Monday, March 1, 2010

I'm inviting this fun gal to my party!!

This is a review on yelp today.


Sugar Tooth Bakery

Austin, TX
5 star rating
2/28/2010

BEST CUPCAKES EVERRRR!!! I just had my kid's second birthday and requested a tall order. Vegan sesame street cupcakes. Totally delivered the best cupcakes I have ever had. I will always order from her for any and all events.
Thanks Meghan!

So, just to say a few things about it...First, what kind of douche bag mother makes their 2 year old a vegan? Second, who exposes a child (and their friends) on their birthday to vegan cupcakes? Three, who says BEST CUPCAKES EVERRRRRR to a vegan cupcake? It would be THE BIGGEST DOUCHE NOZZLE EVERRRRR, that's who.

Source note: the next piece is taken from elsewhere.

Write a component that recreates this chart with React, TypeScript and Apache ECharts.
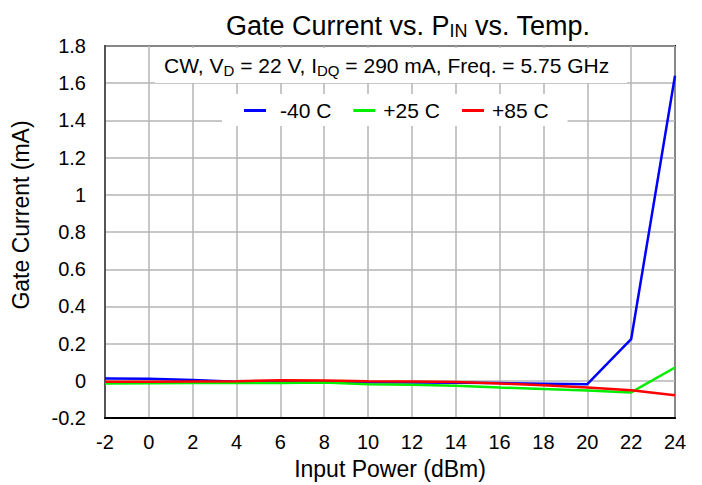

This is the reason Austin is becoming the most expensive shanty town in all the world. This douche baggery! This assholeness! This fucking stupid fucktard who has now created spawn that will go on to fund crappy shows on NPR, buy all their gear camping gear at REI...all the camping gear they need to hang out for one day in their life at the state park. This kind of annoyance to all normal humanity is the type the you see eating her cliff bar and texting while driving her Escalade with her iPod headphones in ignoring the poor, forced vegan two year old (who in a few short years will own a better car than I will ever own) in the back seat.

I really hate this type of person. And I am a vegetarian, by the way. But, why do that to a kid. You are in turn going to spread it to the other hangers on in this town.

And the worst part is because of all the wine and antidepressants, this fool will never off herself. She will just go on to spread it to her next two year old. Luckily, it will only be one more because it's so hard to find time to do the pregnancy and schedule your C-section when you have yoga and pilates classes to take in between stopping off at different farmers markets and natural food stores around town.

Thank you. Rant out.

P.S. There is no fucking way in the whole wide fucking world that a vegan cupcake is even near good. If it tastes like those nasty vegan brownies they sell at all the hipster, cool, trendy, doucheface convenience stores around town, then they are disgusting.

1 comment:

Weenie said...

AMEN!

I hate tree hugging, skirt wearing Vegan biatches that force that shit on their kids. Kids need fat and cheese and hot dogs and ice cream and CUP CAKES! Kids need to eat McDonald's Happy Meals and Bar-B-que and chicken fried steaks and Blue Bell ice cream and Enchiladas. Those are things that make being a Texan great. How dare that woman deny her child every yummy food on the planet because she wants to be vegan. That poor kid! Let me adopt him/her and show him/her the yumminess that exists in the NON-VEGAN world!